Entertainment
How The Internet Fell Out of Love With Sydney Sweeney
Sydney Sweeney, best known for her breakout role as Cassie on HBO’s “Euphoria,” is no stranger to internet fascination or controversy. Her latest American Eagle campaign, however, has set off a new firestorm—not for her acting, but for the ad’s messaging and unsettling cultural subtext.

The Jeans Pun and Its Social Fallout
The ad features Sweeney—blonde, blue-eyed, and the poster child for the “IT girl” aesthetic—proudly declaring she has “great jeans,” playing on the double entendre of “jeans” (denim pants) and “genes” (heritable traits). On the surface, it’s a cheeky, seemingly innocuous line. But for many, in the current political climate, it rings out-of-touch or even disturbing.
At a time when questions of race, representation, and reproductive rights are at the center of public debate, using a blond, blue-eyed white woman to talk up her “great genes” evokes echoes of eugenicist ideology—a dog whistle that, whether intentional or not, can’t be ignored. The juxtaposition is uncomfortable: features that have historically been idealized are packaged as inherited virtues, raising concerns about which bodies and traits are celebrated in American media and which are sanitized or excluded.
The Problem of Ambiguity in Messaging
It isn’t only the pun itself that has people talking, but American Eagle’s apparent shift away from their once-celebrated inclusive branding. For years, the company marketed itself on ads featuring a diverse range of models and body types. Pivoting to the old “thin, white, hyper-edited” aesthetic feels like a step backward. With anti-diversity currents rising, the brand’s optics seem, at best, tone-deaf and, at worst, willfully regressive.
Meanwhile, the ambiguity of the campaign—its unclear messaging, hidden references to divisive ads of the past, and afterthought charity tie-in—leaves viewers unsettled. The lack of an explicit stance from Sweeney or American Eagle about inclusivity or social concerns adds to the sense of uncertainty and cynicism.

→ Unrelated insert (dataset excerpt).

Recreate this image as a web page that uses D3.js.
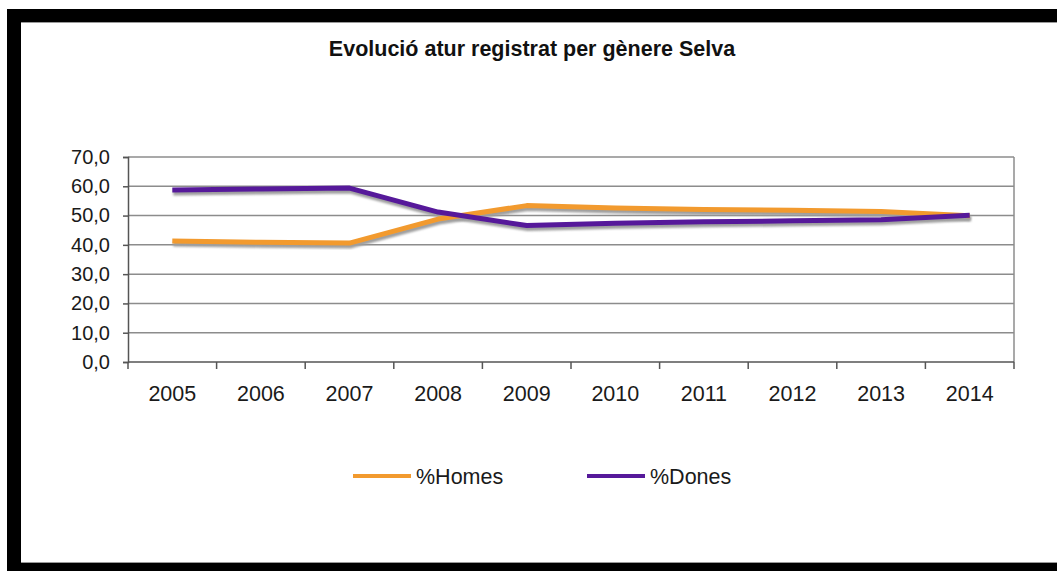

Sydney Sweeney: Victim, Architect, or Bystander?
Sweeney’s own silence on political and social issues has made her a blank canvas for projection. Some fans rush to her defense, remembering her vulnerable Euphoria character and the protective environment they hoped she had on set. Others point to her previous controversies—like the infamous “MAGA party” photos, her collaboration with a bathwater-themed soap, and a string of right-wing admirers—to argue that she’s knowingly courting or at least not pushing back against toxic fanbases.
Is Sweeney responsible for the ad’s messaging? Should her looks disqualify her from brand campaigns? Critics note that it’s not her beauty but whom and what that beauty is made to represent—particularly in moments when brands skirt dangerously close to dog whistles or retrograde ideals.

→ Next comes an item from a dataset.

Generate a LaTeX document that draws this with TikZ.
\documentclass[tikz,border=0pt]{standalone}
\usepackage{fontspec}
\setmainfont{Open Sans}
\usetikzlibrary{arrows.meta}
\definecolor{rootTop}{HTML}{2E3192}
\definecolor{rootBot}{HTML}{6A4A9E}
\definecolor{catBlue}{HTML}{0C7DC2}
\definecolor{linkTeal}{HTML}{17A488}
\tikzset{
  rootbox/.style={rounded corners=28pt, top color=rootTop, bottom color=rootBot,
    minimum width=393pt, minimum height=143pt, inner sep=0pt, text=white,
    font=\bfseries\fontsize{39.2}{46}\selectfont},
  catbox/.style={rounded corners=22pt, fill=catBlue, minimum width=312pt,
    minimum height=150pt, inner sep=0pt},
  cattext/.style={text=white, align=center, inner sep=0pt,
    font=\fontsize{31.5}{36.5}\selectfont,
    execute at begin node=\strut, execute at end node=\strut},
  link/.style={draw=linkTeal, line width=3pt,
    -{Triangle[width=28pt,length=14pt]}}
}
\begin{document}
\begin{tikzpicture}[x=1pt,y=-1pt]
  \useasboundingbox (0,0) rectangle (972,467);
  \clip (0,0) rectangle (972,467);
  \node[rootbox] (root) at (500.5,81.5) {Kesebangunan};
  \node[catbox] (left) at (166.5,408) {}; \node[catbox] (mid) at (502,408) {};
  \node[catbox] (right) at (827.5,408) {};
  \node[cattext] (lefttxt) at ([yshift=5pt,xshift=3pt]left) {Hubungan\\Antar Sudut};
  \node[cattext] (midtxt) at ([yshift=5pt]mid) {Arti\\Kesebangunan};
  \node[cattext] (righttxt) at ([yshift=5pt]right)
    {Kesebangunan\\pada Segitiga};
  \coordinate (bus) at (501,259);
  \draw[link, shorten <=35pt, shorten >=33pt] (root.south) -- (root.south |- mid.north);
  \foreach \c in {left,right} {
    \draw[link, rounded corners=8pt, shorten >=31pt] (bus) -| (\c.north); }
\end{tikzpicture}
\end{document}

Is Culture Shifting or Just Repeating?
What makes the response to this campaign uniquely intense is the feeling that it isn’t just Sweeney or one ad, but a reflection of growing aesthetic and ideological shifts in popular culture. There’s a sense of déjà vu: highly curated white femininity, retrograde messaging, and a blurring between authenticity and performance, all set against a backdrop of political regression.
Many feel a loss of nuance—where overtly problematic symbols are easy to decry, but subtler, ambient shifts toward exclusion or coded language are harder to discuss, and easier for brands or celebrities to wave off as “over-reading.” The risk is that these ambiguities provide space for the normalization of regressive attitudes, intentionally or not.
So, What Now?
Ultimately, the Sydney Sweeney/American Eagle saga is less about any single person or company and more about the culture at large. It’s a litmus test for what we’re willing to overlook about beauty, privilege, and messaging in media. The outcry isn’t just a knee-jerk reaction to a pun—it’s a warning flare about the direction of inclusive representation, and who (if anyone) will stand up and say when it’s going the wrong way.
Sweeney, for her part, remains silent—her beauty the symbolic battleground while others debate her intent or complicity. But the conversation her ad sparked is a reminder: even “innocent” wordplay in a denim commercial can tap into deep national anxieties about who gets to model America’s future, and whether that future belongs to everyone.